Fifty-one years after tough guy news reporter Joe Bradley (Gregory Peck) scorched through the streets of Rome on a Vespa scooter with "Princess Ann" (Audrey Hepburn) clinging on, Italians up and down the peninsula are more hooked than ever on the two-wheeler habit.

A Roman holiday it's not. Traffic accidents in the city seem always to feature scooters in the underdog role, and it is not unusual to see two or three scooter prangs in a day.

But Italians cannot get enough of the things. A survey by the Automobile Club d'Italia (ACI) published this week found that well over one third of people questioned in cities around the country use a two-wheeler, up from one quarter four years ago. And, despite the obvious hazards, the largest area of growth is among women and the over-50s.

Simona Nicoletti, press officer for Rome's municipal mobility councillor, declined to refer the question of why the number of centaurs (as Italian newspapers describe two-wheeler drivers) is continually increasing to the councillor himself because "the question is banal - the answer is obvious: with a scooter you get through the traffic quicker".

But she conceded that the fundamental reason was the inadequate development of city transport systems, which, in turn, she blamed on the "archeological patrimony of the city, making the building of new underground lines difficult".

Franco Luccesi, president of the ACI, said the dramatic increase in scooter use - up 11 per cent on 2002 - was "an inevitable riposte to the rules limiting the use of four-wheelers in urban areas". Rome alone now has 320,000 two-wheelers, one for approximately eight men, women and children in the city.

In addition to being extraordinarily numerous, Italy's two-wheelers are also strikingly lawless. Thirteen per cent of users observed by ACI did not bother (like "Joe Bradley" and his royal passenger) to wear helmets; 7.8 per cent had their lights off, 8.7 per cent crossed traffic lights on red, 10 per cent overtook on the wrong side, and two per cent went the wrong way down one-way streets.

More than four out of 10 two-wheelers logged for the survey were guilty of one or more infraction. The centaurs of Naples were the most easy-going, more than 90 per cent of them breaking the law. Teenagers riders will be required to take out licences from 1 July, but 16 per cent said they were not going to bother.

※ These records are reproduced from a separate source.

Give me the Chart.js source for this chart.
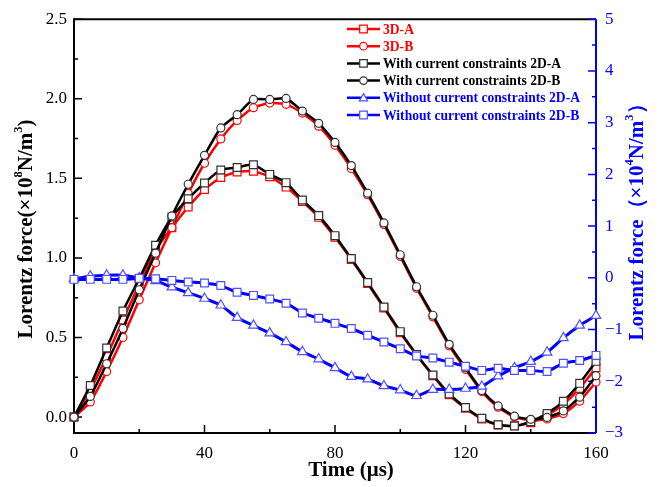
<!DOCTYPE html>
<html>
<head>
<meta charset="utf-8">
<script src="https://cdn.jsdelivr.net/npm/chart.js@4.4.1/dist/chart.umd.min.js"></script>
<style>
  body { margin: 0; background: #fff; }
  canvas { display: block; }
</style>
</head>
<body>
<canvas id="forceChart" width="664" height="487"></canvas>
<script>
// time axis (µs), one marker every 5 µs
const timeUs = [0, 5, 10, 15, 20, 25, 30, 35, 40, 45, 50, 55, 60, 65, 70, 75, 80,
    85, 90, 95, 100, 105, 110, 115, 120, 125, 130, 135, 140, 145, 150, 155, 160];

// left axis, ×10^8 N/m^3
const force3DA = [0, 0.17, 0.38, 0.61, 0.835, 1.05, 1.19, 1.32, 1.43, 1.505, 1.54, 1.545, 1.51, 1.445, 1.355, 1.255, 1.13,
    0.99, 0.84, 0.685, 0.53, 0.39, 0.26, 0.14, 0.055, -0.012, -0.05, -0.055, -0.035, 0.01, 0.08, 0.18, 0.31];
const force3DB = [0, 0.095, 0.286, 0.5, 0.737, 0.969, 1.19, 1.405, 1.595, 1.748, 1.864, 1.944, 1.973, 1.965, 1.91, 1.828, 1.708,
    1.562, 1.397, 1.21, 1.01, 0.81, 0.63, 0.448, 0.3, 0.16, 0.062, 0.0, -0.02, -0.012, 0.022, 0.1, 0.22];
const forceWith2DA = [0, 0.198, 0.434, 0.667, 0.87, 1.08, 1.257, 1.372, 1.471, 1.553, 1.568, 1.586, 1.525, 1.473, 1.364, 1.266, 1.14,
    0.996, 0.846, 0.691, 0.537, 0.393, 0.264, 0.146, 0.06, -0.008, -0.048, -0.056, -0.029, 0.023, 0.099, 0.212, 0.35];
const forceWith2DB = [0, 0.13, 0.335, 0.557, 0.8, 1.03, 1.264, 1.463, 1.645, 1.817, 1.9, 1.996, 1.996, 2.002, 1.923, 1.846, 1.726,
    1.58, 1.407, 1.22, 1.02, 0.819, 0.64, 0.457, 0.31, 0.167, 0.07, 0.006, -0.014, -0.002, 0.039, 0.125, 0.26];

// right axis, ×10^4 N/m^3
const forceWithout2DA = [-0.02, 0.03, 0.05, 0.05, 0.0, -0.06, -0.18, -0.29, -0.4, -0.53, -0.77, -0.92, -1.07, -1.24, -1.43, -1.57, -1.74,
    -1.91, -1.96, -2.09, -2.17, -2.28, -2.16, -2.16, -2.14, -2.1, -1.9, -1.74, -1.62, -1.44, -1.16, -0.92, -0.73];
const forceWithout2DB = [-0.03, -0.03, -0.03, -0.03, -0.01, -0.02, -0.05, -0.08, -0.1, -0.15, -0.28, -0.34, -0.41, -0.49, -0.68, -0.78, -0.88,
    -0.98, -1.11, -1.24, -1.37, -1.51, -1.55, -1.63, -1.71, -1.79, -1.75, -1.79, -1.79, -1.81, -1.65, -1.6, -1.5];

const xTicks = [0, 40, 80, 120, 160];
const leftTicks = [0, 0.5, 1.0, 1.5, 2.0, 2.5];
const rightTicks = [-3, -2, -1, 0, 1, 2, 3, 4, 5];

const serif = "'Liberation Serif', 'Times New Roman', serif";
const RED = '#ff0000';
const BLUE = '#0000ff';

const toPoints = values => values.map((v, i) => ({ x: timeUs[i], y: v }));

function makeSeries(label, values, axis, color, markerColor, style, labelColor, order) {
    return {
        label: label,
        data: toPoints(values),
        yAxisID: axis,
        borderColor: color,
        borderWidth: axis === 'y1' ? 3 : 2.5,
        pointStyle: style,
        pointRadius: style === 'circle' ? 4 : 5.5,
        pointBorderWidth: 1.2,
        pointBorderColor: markerColor,
        pointBackgroundColor: '#fff',
        tension: 0.2,
        clip: false,
        order: order,
        labelColor: labelColor
    };
}

// draw text with superscript parts, starting at x
function drawRich(ctx, parts, x, y, size, weight) {
    let cx = x;
    parts.forEach(p => {
        const s = p.sup ? size * 0.6 : size;
        ctx.font = `${weight} ${s}px ${serif}`;
        ctx.fillText(p.t, cx, p.sup ? y - size * 0.38 : y);
        cx += ctx.measureText(p.t).width;
    });
}
function richWidth(ctx, parts, size, weight) {
    let w = 0;
    parts.forEach(p => {
        ctx.font = `${weight} ${p.sup ? size * 0.6 : size}px ${serif}`;
        w += ctx.measureText(p.t).width;
    });
    return w;
}

function drawMarker(ctx, style, x, y, r) {
    ctx.beginPath();
    if (style === 'rect') {
        ctx.rect(x - r, y - r, 2 * r, 2 * r);
    } else if (style === 'circle') {
        ctx.arc(x, y, r, 0, Math.PI * 2);
    } else {
        ctx.moveTo(x, y - r * 1.1);
        ctx.lineTo(x + r * 1.1, y + r * 0.8);
        ctx.lineTo(x - r * 1.1, y + r * 0.8);
        ctx.closePath();
    }
    ctx.fill();
    ctx.stroke();
}

const frameTicks = {
    id: 'frameTicks',
    beforeDatasetsDraw(chart) {
        const { ctx, chartArea: a, scales } = chart;
        ctx.save();
        ctx.lineWidth = 2;
        ctx.strokeStyle = '#000';
        ctx.beginPath();
        ctx.moveTo(a.right, a.top);
        ctx.lineTo(a.left, a.top);
        ctx.lineTo(a.left, a.bottom);
        ctx.lineTo(a.right, a.bottom);
        ctx.stroke();

        ctx.lineWidth = 1.5;
        ctx.beginPath();
        for (let v = 0; v <= 160; v += 20) {
            const px = scales.x.getPixelForValue(v);
            ctx.moveTo(px, a.bottom);
            ctx.lineTo(px, a.bottom - (v % 40 === 0 ? 8 : 4));
        }
        for (let k = 0; k <= 10; k++) {
            const py = scales.y.getPixelForValue(k * 0.25);
            ctx.moveTo(a.left, py);
            ctx.lineTo(a.left + (k % 2 === 0 ? 8 : 4), py);
        }
        ctx.stroke();

        ctx.strokeStyle = BLUE;
        ctx.lineWidth = 2;
        ctx.beginPath();
        ctx.moveTo(a.right, a.top);
        ctx.lineTo(a.right, a.bottom);
        ctx.stroke();
        ctx.lineWidth = 1.5;
        ctx.beginPath();
        for (let k = 0; k <= 16; k++) {
            const py = scales.y1.getPixelForValue(-3 + k * 0.5);
            ctx.moveTo(a.right, py);
            ctx.lineTo(a.right - (k % 2 === 0 ? 8 : 4), py);
        }
        ctx.stroke();
        ctx.restore();
    },
    afterDraw(chart) {
        const { ctx } = chart;
        ctx.save();
        ctx.textBaseline = 'middle';
        ctx.textAlign = 'left';

        // x title
        ctx.fillStyle = '#000';
        ctx.font = `bold 21px ${serif}`;
        ctx.textAlign = 'center';
        ctx.fillText('Time (μs)', 351, 471);
        ctx.textAlign = 'left';

        // left title
        const leftParts = [{ t: 'Lorentz force(×10' }, { t: '8', sup: true }, { t: 'N/m' }, { t: '3', sup: true }, { t: ')' }];
        ctx.save();
        ctx.translate(27, 229);
        ctx.rotate(-Math.PI / 2);
        drawRich(ctx, leftParts, -richWidth(ctx, leftParts, 21, 'bold') / 2, 0, 21, 'bold');
        ctx.restore();

        // right title
        const rightParts = [{ t: 'Lorentz force（×10' }, { t: '4', sup: true }, { t: 'N/m' }, { t: '3', sup: true }, { t: '）' }];
        ctx.save();
        ctx.fillStyle = BLUE;
        ctx.translate(638, 217);
        ctx.rotate(-Math.PI / 2);
        drawRich(ctx, rightParts, -richWidth(ctx, rightParts, 21, 'bold') / 2, 0, 21, 'bold');
        ctx.restore();

        // legend
        chart.data.datasets.forEach((ds, i) => {
            const y = 29 + i * 17.2;
            ctx.strokeStyle = ds.borderColor;
            ctx.lineWidth = 2.5;
            ctx.beginPath();
            ctx.moveTo(347, y);
            ctx.lineTo(380, y);
            ctx.stroke();
            ctx.fillStyle = '#fff';
            ctx.strokeStyle = ds.pointBorderColor;
            ctx.lineWidth = 1.2;
            drawMarker(ctx, ds.pointStyle, 363.5, y, 3.8);
            ctx.fillStyle = ds.labelColor;
            ctx.font = `bold 13.6px ${serif}`;
            ctx.fillText(ds.label, 383, y + 1);
        });
        ctx.restore();
    }
};

const ctx = document.getElementById('forceChart').getContext('2d');
const forceChart = new Chart(ctx, {
    type: 'line',
    data: {
        datasets: [
            makeSeries('3D-A', force3DA, 'y', RED, RED, 'rect', RED, 6),
            makeSeries('3D-B', force3DB, 'y', RED, RED, 'circle', RED, 5),
            makeSeries('With current constraints 2D-A', forceWith2DA, 'y', '#000', '#333', 'rect', '#000', 4),
            makeSeries('With current constraints 2D-B', forceWith2DB, 'y', '#000', '#333', 'circle', '#000', 3),
            makeSeries('Without current constraints 2D-A', forceWithout2DA, 'y1', BLUE, '#5050ff', 'triangle', BLUE, 2),
            makeSeries('Without current constraints 2D-B', forceWithout2DB, 'y1', BLUE, '#5050ff', 'rect', BLUE, 1)
        ]
    },
    options: {
        responsive: false,
        animation: false,
        events: [],
        layout: { padding: { top: 12 } },
        plugins: {
            legend: { display: false },
            tooltip: { enabled: false }
        },
        scales: {
            x: {
                type: 'linear',
                min: 0,
                max: 160,
                grid: { display: false, drawTicks: false },
                border: { display: false },
                afterBuildTicks: s => { s.ticks = xTicks.map(v => ({ value: v })); },
                ticks: { font: { family: serif, size: 17 }, color: '#000', padding: 10, maxRotation: 0 },
                afterFit: s => { s.height = 54; }
            },
            y: {
                position: 'left',
                min: -0.1,
                max: 2.5,
                grid: { display: false, drawTicks: false },
                border: { display: false },
                afterBuildTicks: s => { s.ticks = leftTicks.map(v => ({ value: v })); },
                ticks: { font: { family: serif, size: 17 }, color: '#000', padding: 7, callback: v => v.toFixed(1) },
                afterFit: s => { s.width = 74; }
            },
            y1: {
                position: 'right',
                min: -3,
                max: 5,
                grid: { display: false, drawTicks: false },
                border: { display: false },
                afterBuildTicks: s => { s.ticks = rightTicks.map(v => ({ value: v })); },
                ticks: { font: { family: serif, size: 17 }, color: BLUE, padding: 9, callback: v => v < 0 ? '−' + Math.abs(v) : String(v) },
                afterFit: s => { s.width = 68; }
            }
        }
    },
    plugins: [frameTicks]
});
</script>
</body>
</html>
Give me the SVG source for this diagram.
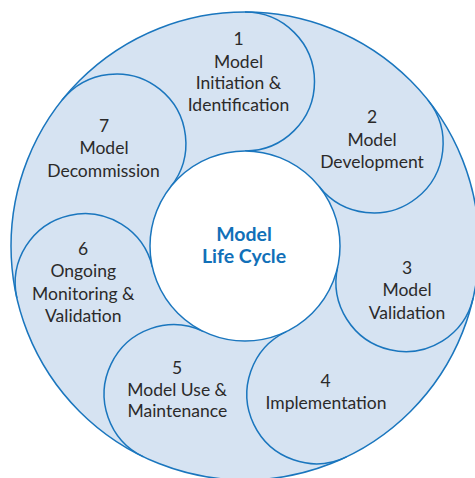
<svg xmlns="http://www.w3.org/2000/svg" width="475" height="478" viewBox="0 0 475 478">
<style>
.ring{fill:#d6e3f2;stroke:#1a76be;stroke-width:1.5}
.hole{fill:#ffffff;stroke:#1a76be;stroke-width:1.5}
.lobe{fill:none;stroke:#1a76be;stroke-width:1.5}
.t{font-family:Lato,"Open Sans",sans-serif;font-size:17.5px;fill:#2b2a2a;text-anchor:middle}
.c{font-family:Lato,"Open Sans",sans-serif;font-size:19.5px;font-weight:bold;fill:#1170b8;text-anchor:middle}
</style>
<rect width="475" height="478" fill="#ffffff"/>
<g id="ring">
<circle class="ring" cx="245" cy="246" r="234"/>
</g>
<g id="segment-1">
<path class="lobe" d="M245,12 A69.5,69.5 0 0 1 245,151"/>
<text class="t" x="238.5" y="45">1</text>
<text class="t" x="238.5" y="67.5">Model</text>
<text class="t" x="238.5" y="89.3">Initiation &amp;</text>
<text class="t" x="238.5" y="110.8">Identification</text>
</g>
<g id="segment-2">
<path class="lobe" d="M427.95,100.1 A69.5,69.5 0 0 1 319.27,186.77"/>
<text class="t" x="372" y="122.5">2</text>
<text class="t" x="372" y="146">Model</text>
<text class="t" x="372" y="167.7">Development</text>
</g>
<g id="segment-3">
<path class="lobe" d="M473.13,298.07 A69.5,69.5 0 0 1 337.62,267.14"/>
<text class="t" x="407" y="274">3</text>
<text class="t" x="407" y="296.3">Model</text>
<text class="t" x="407" y="318.7">Validation</text>
</g>
<g id="segment-4">
<path class="lobe" d="M346.53,456.83 A69.5,69.5 0 0 1 286.22,331.59"/>
<text class="t" x="325.5" y="386.7">4</text>
<text class="t" x="326" y="409.3">Implementation</text>
</g>
<g id="segment-5">
<path class="lobe" d="M143.47,456.83 A69.5,69.5 0 0 1 203.78,331.59"/>
<text class="t" x="177" y="373.7">5</text>
<text class="t" x="177.2" y="395.7">Model Use &amp;</text>
<text class="t" x="177.3" y="417.3">Maintenance</text>
</g>
<g id="segment-6">
<path class="lobe" d="M16.87,298.07 A69.5,69.5 0 0 1 152.38,267.14"/>
<text class="t" x="83" y="255">6</text>
<text class="t" x="83.3" y="277.3">Ongoing</text>
<text class="t" x="83.3" y="300">Monitoring &amp;</text>
<text class="t" x="83.3" y="321.7">Validation</text>
</g>
<g id="segment-7">
<path class="lobe" d="M62.05,100.1 A69.5,69.5 0 0 1 170.73,186.77"/>
<text class="t" x="104" y="132.3">7</text>
<text class="t" x="104" y="154">Model</text>
<text class="t" x="103.5" y="176.7">Decommission</text>
</g>
<g id="center">
<circle class="hole" cx="245" cy="246" r="95"/>
<text class="c" x="244" y="241">Model</text>
<text class="c" x="244" y="263.3">Life Cycle</text>
</g>
<g id="connectors"/>
</svg>
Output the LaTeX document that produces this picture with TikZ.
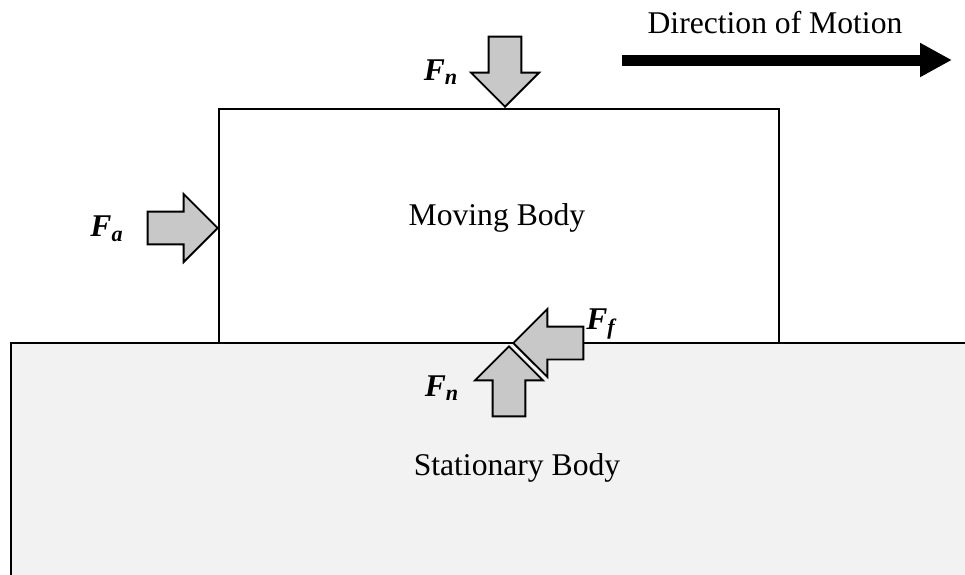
\documentclass[tikz,border=0pt]{standalone}
\usepackage{fontspec}
\setmainfont{Liberation Serif}
\usepackage{tikz}
\usetikzlibrary{shapes.arrows, arrows.meta, positioning}
\definecolor{forcegray}{HTML}{C8C8C8}
\definecolor{groundgray}{HTML}{F2F2F2}
\tikzstyle{body} = [draw=black, line width=1.4pt]
\tikzstyle{force} = [single arrow, draw=black, fill=forcegray, line width=1.1pt, minimum height=1.4cm, single arrow head extend=0.35cm, single arrow tip angle=90, inner sep=0.31cm]
\tikzstyle{forcelabel} = [font=\fontsize{18}{21}\selectfont\bfseries\itshape]
\tikzstyle{bodylabel} = [font=\fontsize{18}{21}\selectfont]
\tikzstyle{motion} = [line width=0.22cm, -{Triangle[length=0.64cm, width=0.64cm]}]

\begin{document}
\begin{tikzpicture}[x=0.02cm, y=-0.02cm]
    \useasboundingbox (0,0) rectangle (965,575);

    % bodies
    \fill[groundgray] (11,343) rectangle (965,575);
    \draw[body] (11,575) -- (11,343) -- (965,343);
    \draw[body] (219,109) rectangle (779,343);
    \node[bodylabel] (moving) at (497,218) {Moving Body};
    \node[bodylabel] (stationary) at (517,468) {Stationary Body};

    % direction of motion
    \node[bodylabel] (direction) at (775,23) {Direction of Motion};
    \coordinate (motionstart) at (622,60);
    \coordinate (motionend) at (952,60);
    \draw[motion] (motionstart) -- (motionend);

    % forces
    \node[force, shape border rotate=270, anchor=tip] (fntop) at (505,108) {};
    \node[force, anchor=tip] (fa) at (219,228) {};
    \node[force, shape border rotate=180, anchor=tip] (ff) at (512,343) {};
    \node[force, shape border rotate=90, anchor=tip] (fnbottom) at (509,345) {};

    \node[forcelabel] (fntoplabel) at (441,72) {F\textsubscript{n}};
    \node[forcelabel] (falabel) at (107,229) {F\textsubscript{a}};
    \node[forcelabel] (fflabel) at (601,324) {F\textsubscript{f}};
    \node[forcelabel] (fnbottomlabel) at (442,388) {F\textsubscript{n}};
\end{tikzpicture}
\end{document}
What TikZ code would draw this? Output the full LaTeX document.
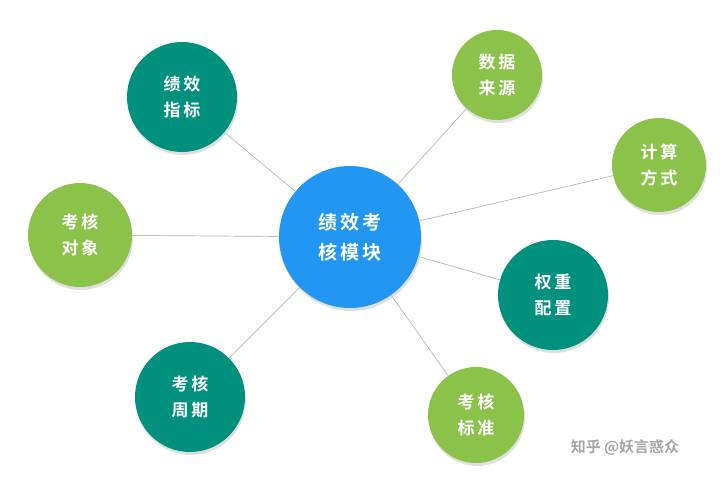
\documentclass[tikz,border=0pt]{standalone}
\usepackage{fontspec}
\newfontfamily\cjk{Noto Sans CJK SC Bold}
\usetikzlibrary{shadows}
\definecolor{teal1}{HTML}{00907E}
\definecolor{green1}{HTML}{8BC34A}
\definecolor{blue1}{HTML}{2196F3}
\tikzset{
 bub/.style={circle,minimum size=#1,inner sep=0pt,text=white,align=center,font=\cjk\fontsize{17}{26}\selectfont,drop shadow={shadow xshift=1pt,shadow yshift=-3pt,opacity=0.25}},
 tl/.style={bub=#1,fill=teal1},
 gr/.style={bub=#1,fill=green1},
 link/.style={draw=gray!55,line width=0.7pt}
}
\begin{document}
\begin{tikzpicture}[x=1pt,y=-1pt]
\useasboundingbox[fill=white] (0,0) rectangle (720,477);
\node[tl=110pt] (a) at (182,97) {绩\,效\\指\,标};
\node[gr=90pt] (b) at (497,75) {数\,据\\来\,源};
\node[gr=94pt] (c) at (659,165) {计\,算\\方\,式};
\node[gr=104pt] (d) at (80,235) {考\,核\\对\,象};
\node[tl=110pt] (e) at (553,295) {权\,重\\配\,置};
\node[tl=110pt] (f) at (190,397) {考\,核\\周\,期};
\node[gr=96pt] (g) at (476,415) {考\,核\\标\,准};
\node[bub=142pt,fill=blue1,font=\cjk\fontsize{19}{30}\selectfont] (m) at (350,237) {绩\,效\,考\\核\,模\,块};
\begin{scope}[on background layer/.style={}]
\end{scope}
\foreach \n in {a,b,c,d,e,f,g} \path[link] (m) -- (\n);
\node[text=gray!70,font=\cjk\fontsize{15}{18}\selectfont] (w) at (625,447) {知乎 @妖言惑众};
\end{tikzpicture}
\end{document}
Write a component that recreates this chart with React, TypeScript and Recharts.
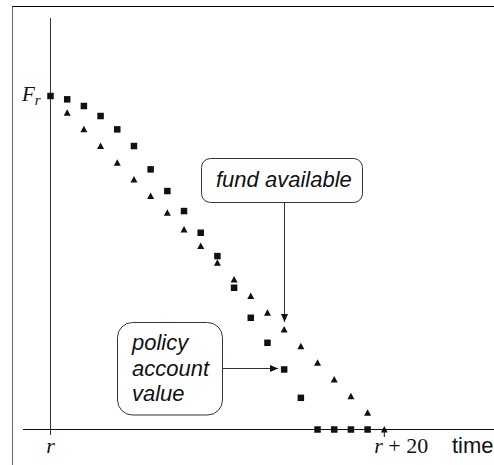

A television news presenter, Massimo Giletti, who claims to travel in Rome "always and only by scooter" told La Stampa newspaper, it was "absolutely true" that two-wheelers are undisciplined.

"The explanation, while not justifiable, is simple," he said. "We don't want to be slaves to the traffic. So we use every possible means to avoid being stuck in queues. Anyone who jumps on a motorino (scooter) becomes a little anarchic."

From 1 April next year, the centaurs will have another law to ignore: outside city centres they will be obliged to wear fluorescent reflecting vests. Another item that Peck and Hepburn wouldn't have been seen dead in.